I don’t have to answer to corporate shareholders. We all have personal collections and we still wear our own watches, as much as for R&D and reality checking, and they do something for us that Ming watches don’t yet. We won’t make a watch in the style of the Breguet Tradition, we won’t make a minute repeater, we won’t make a pocket watch. We can appreciate a lot, but we won’t make everything in Ming. We all still wear our own collections besides Ming.

If we make a watch which has a direct competitor and we’d prefer to wear another brand, that would be a problem. We don’t have any direct competition at the moment. If we had a diver or a classical chronograph, there are lots of direct competitors. We are creating something that we feel is missing.

What are you wearing right now?

I am wearing the Ming 19.01. I met a customer earlier who wanted to have a look at it. I have been switching between this and the 17.03. All the watches I have from Ming are not final production pieces, because they all go to customers, so I am wearing wonky prototypes. They all have significance for me. I switch watches two or three times a day.

Ming Thein

MING 17.03

How big is the Ming company now?

Right now, we have six people in the company. I’ve known them all for a long time. Everyone has input into the general design. I have to set the general direction, but when it comes down to the minor details, that’s a team discussion. Sometimes I am too close as a designer, and we have had some 11th hour changes that have changed the watch dramatically.

How do you sell?

At the moment, it doesn’t make sense to work with retailers, because we would have to have significantly higher margins. We put most of the cost into the engineering. I am not ruling it out for the long term, but I am concerned about the state of retail. I am concerned about brand value and discounting. Also, we can’t have control over the customer experience. I need to give our customers confidence in us, and I don’t know how we create that confidence. Without the direct contact, it’s hard to build a relationship and know what consumers value.

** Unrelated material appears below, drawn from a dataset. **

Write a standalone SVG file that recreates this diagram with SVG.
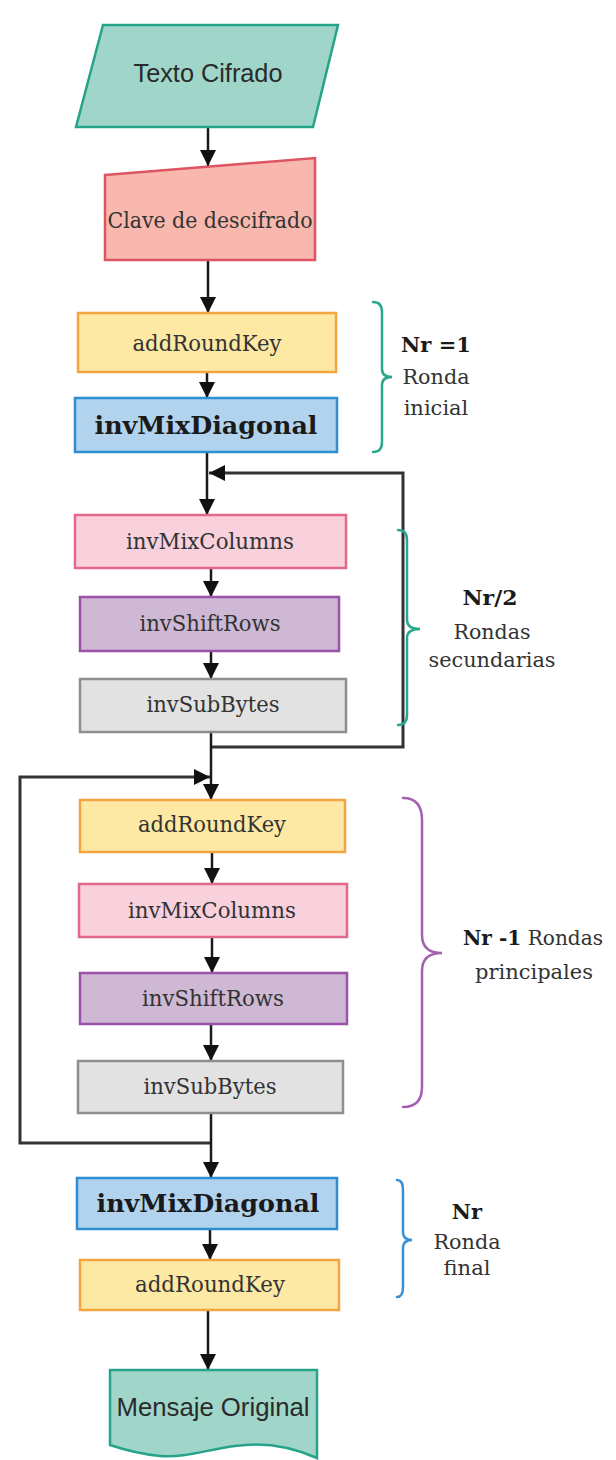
<svg xmlns="http://www.w3.org/2000/svg" width="616" height="1460" viewBox="0 0 616 1460">
<style>
.box{stroke-width:2.5}
.yel{fill:#fde9a4;stroke:#f4a441}
.blu{fill:#b1d3ee;stroke:#2f8dd2}
.pnk{fill:#f8d1dd;stroke:#e2688c}
.pur{fill:#ceb8d4;stroke:#9a52aa}
.gry{fill:#e2e2e2;stroke:#8e8e8e}
.lbl{font-family:"DejaVu Serif","Liberation Serif",serif;font-size:22px;fill:#333;text-anchor:middle}
.side{font-size:21px}
.bold{font-weight:bold;fill:#1a1a1a}
.big{font-size:25px}
.sans{font-family:"Liberation Sans",Arial,sans-serif;font-size:25px;fill:#2a2a2a;text-anchor:middle}
.conn{fill:none;stroke:#1a1a1a;stroke-width:2.5}
.loop{fill:none;stroke:#333;stroke-width:3}
.brk{fill:none;stroke-width:2.5;stroke-linecap:round}
</style>
<defs>
<marker id="ah" markerUnits="userSpaceOnUse" markerWidth="18" markerHeight="18" refX="16" refY="8" orient="auto">
<path d="M0,0 L16,8 L0,16 Z" fill="#111"/>
</marker>
</defs>

<g id="connectors">
<line class="conn" x1="208" y1="127" x2="208" y2="166" marker-end="url(#ah)"/>
<line class="conn" x1="208" y1="260" x2="208" y2="313" marker-end="url(#ah)"/>
<line class="conn" x1="207" y1="372" x2="207" y2="398" marker-end="url(#ah)"/>
<line class="conn" x1="207" y1="452" x2="207" y2="515" marker-end="url(#ah)"/>
<polyline class="loop" points="211,747 403,747 403,473 209,473" marker-end="url(#ah)"/>
<line class="conn" x1="211" y1="568" x2="211" y2="597" marker-end="url(#ah)"/>
<line class="conn" x1="211" y1="651" x2="211" y2="679" marker-end="url(#ah)"/>
<line class="conn" x1="211" y1="732" x2="211" y2="800" marker-end="url(#ah)"/>
<polyline class="loop" points="211,1143 20,1143 20,777 210,777" marker-end="url(#ah)"/>
<line class="conn" x1="212" y1="852" x2="212" y2="884" marker-end="url(#ah)"/>
<line class="conn" x1="212" y1="937" x2="212" y2="973" marker-end="url(#ah)"/>
<line class="conn" x1="211" y1="1024" x2="211" y2="1061" marker-end="url(#ah)"/>
<line class="conn" x1="211" y1="1113" x2="211" y2="1178" marker-end="url(#ah)"/>
<line class="conn" x1="210" y1="1229" x2="210" y2="1260" marker-end="url(#ah)"/>
<line class="conn" x1="208" y1="1310" x2="208" y2="1370" marker-end="url(#ah)"/>
</g>

<g id="texto-cifrado">
<polygon points="103,25 338,25 313,127 76,127" fill="#9fd6c9" stroke="#26a388" stroke-width="2.5"/>
<text class="sans" x="208" y="82" textLength="149" lengthAdjust="spacingAndGlyphs">Texto Cifrado</text>
</g>

<g id="clave">
<polygon points="105,175 315,158 315,260 105,260" fill="#f8b8ae" stroke="#dc5560" stroke-width="2.5"/>
<text class="lbl" x="210" y="228" textLength="205" lengthAdjust="spacingAndGlyphs" style="font-size:23px">Clave de descifrado</text>
</g>

<g id="addroundkey-1">
<rect class="box yel" x="78" y="313" width="258" height="59"/>
<text class="lbl" x="207" y="351" textLength="149" lengthAdjust="spacingAndGlyphs">addRoundKey</text>
</g>

<g id="invmixdiagonal-1">
<rect class="box blu" x="75" y="398" width="262" height="54"/>
<text class="lbl bold big" x="206" y="434" textLength="223" lengthAdjust="spacingAndGlyphs">invMixDiagonal</text>
</g>

<g id="invmixcolumns-1">
<rect class="box pnk" x="75" y="515" width="271" height="53"/>
<text class="lbl" x="210" y="549" textLength="168" lengthAdjust="spacingAndGlyphs">invMixColumns</text>
</g>

<g id="invshiftrows-1">
<rect class="box pur" x="80" y="597" width="259" height="54"/>
<text class="lbl" x="210" y="631" textLength="141" lengthAdjust="spacingAndGlyphs">invShiftRows</text>
</g>

<g id="invsubbytes-1">
<rect class="box gry" x="80" y="679" width="266" height="53"/>
<text class="lbl" x="213" y="712" textLength="133" lengthAdjust="spacingAndGlyphs">invSubBytes</text>
</g>

<g id="addroundkey-2">
<rect class="box yel" x="80" y="800" width="265" height="52"/>
<text class="lbl" x="212" y="832" textLength="148" lengthAdjust="spacingAndGlyphs">addRoundKey</text>
</g>

<g id="invmixcolumns-2">
<rect class="box pnk" x="79" y="884" width="268" height="53"/>
<text class="lbl" x="212" y="918" textLength="168" lengthAdjust="spacingAndGlyphs">invMixColumns</text>
</g>

<g id="invshiftrows-2">
<rect class="box pur" x="80" y="973" width="267" height="51"/>
<text class="lbl" x="213" y="1006" textLength="142" lengthAdjust="spacingAndGlyphs">invShiftRows</text>
</g>

<g id="invsubbytes-2">
<rect class="box gry" x="78" y="1061" width="265" height="52"/>
<text class="lbl" x="210" y="1094" textLength="133" lengthAdjust="spacingAndGlyphs">invSubBytes</text>
</g>

<g id="invmixdiagonal-2">
<rect class="box blu" x="77" y="1178" width="260" height="51"/>
<text class="lbl bold big" x="208" y="1212" textLength="223" lengthAdjust="spacingAndGlyphs">invMixDiagonal</text>
</g>

<g id="addroundkey-3">
<rect class="box yel" x="80" y="1260" width="259" height="50"/>
<text class="lbl" x="210" y="1292" textLength="150" lengthAdjust="spacingAndGlyphs">addRoundKey</text>
</g>

<g id="mensaje-original">
<path d="M110,1370 H317 V1458 C290,1446 262,1442 235,1446 C205,1450 185,1458 160,1456 C140,1454 125,1450 110,1445 Z" fill="#9fd6c9" stroke="#26a388" stroke-width="2.5"/>
<text class="sans" x="213" y="1416" textLength="193" lengthAdjust="spacingAndGlyphs">Mensaje Original</text>
</g>

<g id="ronda-inicial">
<path class="brk" stroke="#2aa88c" d="M373,302 Q382,302 382,312 L382,369 Q382,377 392,377 Q382,377 382,385 L382,442 Q382,452 373,452"/>
<text class="lbl side bold" x="436" y="352">Nr =1</text>
<text class="lbl side" x="436" y="384" textLength="67" lengthAdjust="spacingAndGlyphs">Ronda</text>
<text class="lbl side" x="436" y="415">inicial</text>
</g>

<g id="rondas-secundarias">
<path class="brk" stroke="#2aa88c" d="M398,530 Q407,530 407,540 L407,620 Q407,629 420,629 Q407,629 407,638 L407,715 Q407,725 398,725"/>
<text class="lbl side bold" x="490" y="605" textLength="55" lengthAdjust="spacingAndGlyphs">Nr/2</text>
<text class="lbl side" x="492" y="639" textLength="77" lengthAdjust="spacingAndGlyphs">Rondas</text>
<text class="lbl side" x="492" y="667" textLength="127" lengthAdjust="spacingAndGlyphs">secundarias</text>
</g>

<g id="rondas-principales">
<path class="brk" stroke="#a560b2" d="M403,798 Q422,798 422,820 L422,935 Q422,953 442,953 Q422,953 422,971 L422,1087 Q422,1107 403,1107"/>
<text class="lbl side" x="533" y="945" textLength="140" lengthAdjust="spacingAndGlyphs"><tspan class="bold">Nr -1</tspan> Rondas</text>
<text class="lbl side" x="534" y="979" textLength="118" lengthAdjust="spacingAndGlyphs">principales</text>
</g>

<g id="ronda-final">
<path class="brk" stroke="#3a90d2" d="M397,1180 Q403,1180 403,1190 L403,1232 Q403,1240 412,1240 Q403,1240 403,1248 L403,1287 Q403,1297 397,1297"/>
<text class="lbl side bold" x="467" y="1219">Nr</text>
<text class="lbl side" x="467" y="1249" textLength="67" lengthAdjust="spacingAndGlyphs">Ronda</text>
<text class="lbl side" x="467" y="1275">final</text>
</g>
</svg>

We have to do designs where people go “Wow.” In a way, the more derivative products that are out there, the better it is for us, because we are deliberately trying to be different.”

The New Ming 19.02 Worldtimer

An off-shoot of Ming’s GPHG-finalist 19.01, the 19.02 is the brand’s first world time complication, and its first micro rotor automatic. Created in partnership with Manufacture Schwarz Etienne, the 19.02 features Kuala Lumpur as one of the time zones on the dial, a nod to Ming’s home city.

The movement, based on Schwarz Etienne’s in-house micro rotor automatic, the ASE220.1, features skeletonized bridges, a matte-blasted 5N rose gold coating, hand-finished and polished anglage and has a power reserve of approximately 70 hours.

The 19.02 comes in a 39mm diameter, grade 5 titanium case with a double box sapphire crystal with double-sided antireflective coating.

Available to order immediately, Ming is offering special pricing for early orders of the 19.02 starting from CHF 9,900 until March 31, 2019. After this date, the 19.02 will be sold at the full retail price, starting from CHF 10,900. Ming expects deliveries to begin at the end of 2019.